Secondly, with regard to river waters: ``Telangana would not wish to lose its present independent rights in relation to the utilization of the waters of Krishna and Godavari’’.

Thirdly, on the issue of employment the SRC pointed out that ``one of the principal causes of opposition to Vishalandhra also seems to be the apprehension felt by the educationally backward people of Telangana that they may be swamped and exploited by the more advanced people of the coastal areas... while Telangana itself may be converted into a colony by the enterprising coastal Andhra.’’ Summing up, the SRC stated: ``Important leaders of public opinion in Andhra themselves seem to appreciate that the unification of Telangana with Andhra, though desirable, should be based on a voluntary and willing association of the people and that it is primarily for the people of Telangana to take a decision about their future’’ It concluded that: ``After taking all these factors into consideration we have come to the conclusion that it will be in the interest of Andhra as well as Telangana, if for the present, the Telangana area is to be constituted into a separate State, which may be known as the Hyderabad State with provision for its unification with Andhra after the general elections likely to be held in or about 1961 if by a two-thirds majority the legislature of the residual Hyderabad State expresses itself in favour of such unification.’’ The demand for a separate Telangana State had support from the Hyderabad (as it still was) Congress Party. In November of 1955, newspapers reported that seven out of the ten Congress Committee members from Telangana, 73 out of the 105 Telangana Congress delegates, the State executive of the Indian National Trade Union Congress, and ten Members of Parliament from Telangana supported a separate State. Even the mouthpiece of the Telangana Congress politicians, the Golkonda Patrika newspaper, switched its support for Vishalandhra in 1954 and reversed its position in 1955 to support a separate Telangana.
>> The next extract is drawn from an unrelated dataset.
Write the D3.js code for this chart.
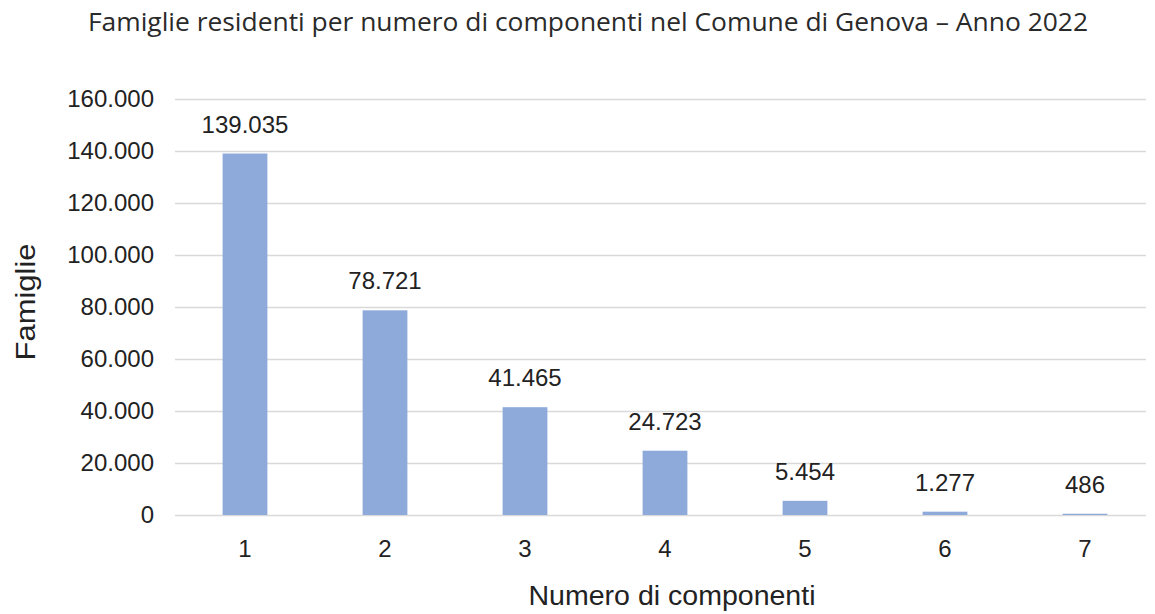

The eight-day debate in the Hyderabad Assembly in late November 1955 on an official resolution on the issue was lively but no vote was taken, which in itself is significant...

Yet, when it came to the final decision, Nehru said that: ``The Commission has suggested that if Hyderabad was going to be disintegrated, the Telangana area should remain separate for five years and then decide whether it should merge with the other areas of Andhra. We have no particular objection to that but, logically speaking, it seems to me unwise to allow this matter to be left to argument.

Let it be taken up now and let us be done with it.’’ When the merger announcement was made by Nehru in Nizamabad in a public meeting held on 5 March 1956 it was, therefore, wholly unexpected. He softened the blow by stating that there would be two Regional Councils to take care that there was no discrimination. He indicated that the decision had been arrived at with consent of all parties concerned.

The Congress High Command had agreed to bilingual States in Bombay and Punjab. It had not touched UP and Bihar -- though Madhya Bharat was merged with CP and Berar to make Madhya Pradesh. In Bengal, it refused the Gorkhas a separate State. Its view -- largely Nehru’s -- on Hyderabad’s unity was cast aside.

The SRC and local sentiment for the independent existence of Telangana was overruled. At least in the case of Andhra, the movement had been going on for two decades. On the other hand, the mystery is why the second merger (Vishalandhra) took place ``with no sentiment, no logical reason, no recommendation by SRC and no previous interest shown by Nehru?’’ It seems fairly obvious from the historical and political context of Andhra State and Telangana region that several issues played a role in the merger decision.